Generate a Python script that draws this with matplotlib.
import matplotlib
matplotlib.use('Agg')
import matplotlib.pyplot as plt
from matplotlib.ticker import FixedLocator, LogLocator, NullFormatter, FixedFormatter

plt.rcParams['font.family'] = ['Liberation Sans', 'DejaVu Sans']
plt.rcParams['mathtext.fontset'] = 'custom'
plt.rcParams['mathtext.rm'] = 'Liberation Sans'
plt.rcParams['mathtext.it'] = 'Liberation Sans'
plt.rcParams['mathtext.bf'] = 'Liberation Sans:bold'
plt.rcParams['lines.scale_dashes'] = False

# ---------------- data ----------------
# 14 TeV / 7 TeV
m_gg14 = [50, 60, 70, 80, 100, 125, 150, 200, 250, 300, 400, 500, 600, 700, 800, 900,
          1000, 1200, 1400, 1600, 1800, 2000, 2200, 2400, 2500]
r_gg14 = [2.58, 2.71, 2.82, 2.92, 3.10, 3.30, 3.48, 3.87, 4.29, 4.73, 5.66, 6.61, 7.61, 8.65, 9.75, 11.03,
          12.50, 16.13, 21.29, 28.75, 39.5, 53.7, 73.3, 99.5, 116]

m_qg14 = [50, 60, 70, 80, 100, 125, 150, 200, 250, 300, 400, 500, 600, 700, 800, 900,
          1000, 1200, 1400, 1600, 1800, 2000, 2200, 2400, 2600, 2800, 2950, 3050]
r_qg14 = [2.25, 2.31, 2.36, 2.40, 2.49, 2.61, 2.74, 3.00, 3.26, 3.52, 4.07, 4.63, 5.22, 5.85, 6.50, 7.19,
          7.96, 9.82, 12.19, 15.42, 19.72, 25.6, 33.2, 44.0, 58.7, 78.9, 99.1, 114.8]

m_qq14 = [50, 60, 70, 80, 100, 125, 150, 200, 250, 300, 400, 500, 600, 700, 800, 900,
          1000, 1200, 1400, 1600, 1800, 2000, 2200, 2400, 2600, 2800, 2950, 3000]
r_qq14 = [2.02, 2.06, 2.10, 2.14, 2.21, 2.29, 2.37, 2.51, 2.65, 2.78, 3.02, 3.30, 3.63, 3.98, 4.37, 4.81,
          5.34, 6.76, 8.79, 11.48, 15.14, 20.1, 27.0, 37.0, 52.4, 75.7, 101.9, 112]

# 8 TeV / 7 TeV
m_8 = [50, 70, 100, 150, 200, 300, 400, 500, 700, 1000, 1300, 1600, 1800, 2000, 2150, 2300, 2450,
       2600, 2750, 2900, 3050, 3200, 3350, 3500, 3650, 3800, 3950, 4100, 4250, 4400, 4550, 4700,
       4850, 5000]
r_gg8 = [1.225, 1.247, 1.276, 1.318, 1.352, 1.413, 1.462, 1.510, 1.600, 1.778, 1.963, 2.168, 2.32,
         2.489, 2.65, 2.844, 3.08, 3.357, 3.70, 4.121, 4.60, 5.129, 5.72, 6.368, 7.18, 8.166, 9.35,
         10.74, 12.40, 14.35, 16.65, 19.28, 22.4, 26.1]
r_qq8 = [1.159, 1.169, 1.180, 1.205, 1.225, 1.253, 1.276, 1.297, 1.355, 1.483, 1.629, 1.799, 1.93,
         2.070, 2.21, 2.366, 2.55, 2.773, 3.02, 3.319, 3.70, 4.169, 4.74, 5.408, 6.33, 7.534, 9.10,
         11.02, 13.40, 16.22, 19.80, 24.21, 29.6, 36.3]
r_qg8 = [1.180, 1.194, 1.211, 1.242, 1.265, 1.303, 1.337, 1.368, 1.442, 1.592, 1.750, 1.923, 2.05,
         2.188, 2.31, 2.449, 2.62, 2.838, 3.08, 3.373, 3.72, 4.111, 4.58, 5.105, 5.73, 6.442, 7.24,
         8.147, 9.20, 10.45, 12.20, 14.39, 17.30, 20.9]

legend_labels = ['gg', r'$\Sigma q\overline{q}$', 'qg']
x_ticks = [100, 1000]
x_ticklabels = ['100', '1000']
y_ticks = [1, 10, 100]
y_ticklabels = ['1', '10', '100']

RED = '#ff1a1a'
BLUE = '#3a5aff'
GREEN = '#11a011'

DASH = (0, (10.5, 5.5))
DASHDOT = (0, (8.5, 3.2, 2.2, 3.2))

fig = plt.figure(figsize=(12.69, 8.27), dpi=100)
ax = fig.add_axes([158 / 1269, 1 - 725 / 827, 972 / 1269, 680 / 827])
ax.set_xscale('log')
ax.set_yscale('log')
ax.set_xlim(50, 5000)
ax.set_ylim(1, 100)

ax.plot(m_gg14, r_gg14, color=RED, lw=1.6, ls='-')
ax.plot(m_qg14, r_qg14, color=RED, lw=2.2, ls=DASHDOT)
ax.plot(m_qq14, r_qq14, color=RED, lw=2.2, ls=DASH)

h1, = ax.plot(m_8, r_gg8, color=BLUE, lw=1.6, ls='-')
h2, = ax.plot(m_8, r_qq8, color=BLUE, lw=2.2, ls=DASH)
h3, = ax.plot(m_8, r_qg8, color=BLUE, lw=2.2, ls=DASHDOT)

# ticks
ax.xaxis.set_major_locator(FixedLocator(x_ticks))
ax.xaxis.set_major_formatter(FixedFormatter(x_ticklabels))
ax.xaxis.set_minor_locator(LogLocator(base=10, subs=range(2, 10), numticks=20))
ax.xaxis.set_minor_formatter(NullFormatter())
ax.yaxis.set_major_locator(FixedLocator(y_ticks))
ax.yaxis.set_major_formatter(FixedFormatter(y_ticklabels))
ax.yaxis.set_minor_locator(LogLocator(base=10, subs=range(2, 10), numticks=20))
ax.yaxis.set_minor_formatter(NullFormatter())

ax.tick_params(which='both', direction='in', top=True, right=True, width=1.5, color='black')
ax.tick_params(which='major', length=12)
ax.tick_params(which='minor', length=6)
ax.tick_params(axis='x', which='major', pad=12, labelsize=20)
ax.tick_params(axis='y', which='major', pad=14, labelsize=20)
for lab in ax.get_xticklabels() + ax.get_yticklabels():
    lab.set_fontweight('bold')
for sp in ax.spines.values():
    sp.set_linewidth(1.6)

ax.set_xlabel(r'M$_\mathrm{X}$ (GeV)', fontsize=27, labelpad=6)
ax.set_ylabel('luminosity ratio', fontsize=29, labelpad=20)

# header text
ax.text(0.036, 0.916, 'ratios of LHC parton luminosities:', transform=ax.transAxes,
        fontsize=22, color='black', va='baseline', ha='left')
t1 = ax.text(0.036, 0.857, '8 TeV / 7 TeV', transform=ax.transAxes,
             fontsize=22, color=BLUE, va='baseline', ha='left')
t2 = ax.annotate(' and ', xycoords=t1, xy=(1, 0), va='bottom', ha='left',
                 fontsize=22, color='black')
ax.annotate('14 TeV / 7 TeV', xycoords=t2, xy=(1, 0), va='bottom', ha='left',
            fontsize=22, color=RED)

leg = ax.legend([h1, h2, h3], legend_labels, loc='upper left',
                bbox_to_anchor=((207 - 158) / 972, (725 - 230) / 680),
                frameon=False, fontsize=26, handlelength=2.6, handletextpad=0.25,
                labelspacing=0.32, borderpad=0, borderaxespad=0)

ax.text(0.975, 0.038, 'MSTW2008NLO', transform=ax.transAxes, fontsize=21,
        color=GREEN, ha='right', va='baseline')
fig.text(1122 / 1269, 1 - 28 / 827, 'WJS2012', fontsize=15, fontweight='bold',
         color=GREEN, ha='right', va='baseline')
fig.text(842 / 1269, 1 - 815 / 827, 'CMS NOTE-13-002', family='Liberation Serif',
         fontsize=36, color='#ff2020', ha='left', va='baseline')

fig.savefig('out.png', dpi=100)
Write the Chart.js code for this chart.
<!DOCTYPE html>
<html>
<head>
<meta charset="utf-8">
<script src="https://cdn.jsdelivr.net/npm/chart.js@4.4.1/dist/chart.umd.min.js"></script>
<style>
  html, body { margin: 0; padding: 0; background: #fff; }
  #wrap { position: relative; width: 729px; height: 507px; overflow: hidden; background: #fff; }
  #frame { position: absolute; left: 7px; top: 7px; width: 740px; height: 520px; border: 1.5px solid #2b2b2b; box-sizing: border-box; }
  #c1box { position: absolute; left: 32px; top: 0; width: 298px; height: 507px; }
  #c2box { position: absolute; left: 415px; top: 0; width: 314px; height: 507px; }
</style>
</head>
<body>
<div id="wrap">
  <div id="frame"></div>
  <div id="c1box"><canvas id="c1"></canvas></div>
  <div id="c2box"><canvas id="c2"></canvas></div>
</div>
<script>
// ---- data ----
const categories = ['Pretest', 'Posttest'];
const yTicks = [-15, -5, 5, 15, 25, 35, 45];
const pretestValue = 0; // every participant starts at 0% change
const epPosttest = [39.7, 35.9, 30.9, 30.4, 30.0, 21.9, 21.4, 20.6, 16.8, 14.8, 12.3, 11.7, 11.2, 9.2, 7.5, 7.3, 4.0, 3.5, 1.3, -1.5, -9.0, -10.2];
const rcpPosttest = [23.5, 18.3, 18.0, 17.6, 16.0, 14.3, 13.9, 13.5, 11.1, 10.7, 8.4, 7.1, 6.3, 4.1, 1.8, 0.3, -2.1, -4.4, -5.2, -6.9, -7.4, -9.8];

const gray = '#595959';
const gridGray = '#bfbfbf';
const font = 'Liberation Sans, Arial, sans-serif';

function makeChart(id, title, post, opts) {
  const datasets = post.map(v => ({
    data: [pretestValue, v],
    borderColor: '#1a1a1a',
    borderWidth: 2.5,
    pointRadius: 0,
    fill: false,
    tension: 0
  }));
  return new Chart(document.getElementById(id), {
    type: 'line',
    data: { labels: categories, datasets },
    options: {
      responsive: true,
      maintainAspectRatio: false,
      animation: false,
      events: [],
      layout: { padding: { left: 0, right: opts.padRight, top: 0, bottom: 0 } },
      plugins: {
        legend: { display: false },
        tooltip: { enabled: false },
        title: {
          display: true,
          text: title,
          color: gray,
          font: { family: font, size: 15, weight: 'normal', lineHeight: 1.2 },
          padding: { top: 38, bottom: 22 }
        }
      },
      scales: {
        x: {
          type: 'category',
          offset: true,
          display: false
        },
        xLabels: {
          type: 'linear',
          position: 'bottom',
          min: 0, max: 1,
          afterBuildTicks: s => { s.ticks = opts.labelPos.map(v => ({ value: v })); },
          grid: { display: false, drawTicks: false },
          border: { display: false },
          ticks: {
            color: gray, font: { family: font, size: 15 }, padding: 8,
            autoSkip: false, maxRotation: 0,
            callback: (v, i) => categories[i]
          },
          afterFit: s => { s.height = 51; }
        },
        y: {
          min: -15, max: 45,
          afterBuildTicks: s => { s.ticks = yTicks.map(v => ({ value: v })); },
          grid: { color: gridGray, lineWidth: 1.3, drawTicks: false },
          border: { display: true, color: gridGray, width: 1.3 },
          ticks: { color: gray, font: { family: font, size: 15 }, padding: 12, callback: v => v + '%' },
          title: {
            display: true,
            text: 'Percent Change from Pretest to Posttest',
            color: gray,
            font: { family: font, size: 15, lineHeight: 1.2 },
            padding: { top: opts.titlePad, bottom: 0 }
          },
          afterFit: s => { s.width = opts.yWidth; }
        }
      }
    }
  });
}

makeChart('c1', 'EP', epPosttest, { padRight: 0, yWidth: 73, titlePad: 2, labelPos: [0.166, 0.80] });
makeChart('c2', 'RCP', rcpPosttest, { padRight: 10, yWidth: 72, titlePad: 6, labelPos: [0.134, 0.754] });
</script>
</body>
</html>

● ● ●

To be done: From the opening line of the data above, please print each line as written up to and including the line that contains "from matplotlib.ticker import", and nothing more.

The completed task:
Generate a Python script that draws this with matplotlib.
import matplotlib
matplotlib.use('Agg')
import matplotlib.pyplot as plt
from matplotlib.ticker import FixedLocator, LogLocator, NullFormatter, FixedFormatter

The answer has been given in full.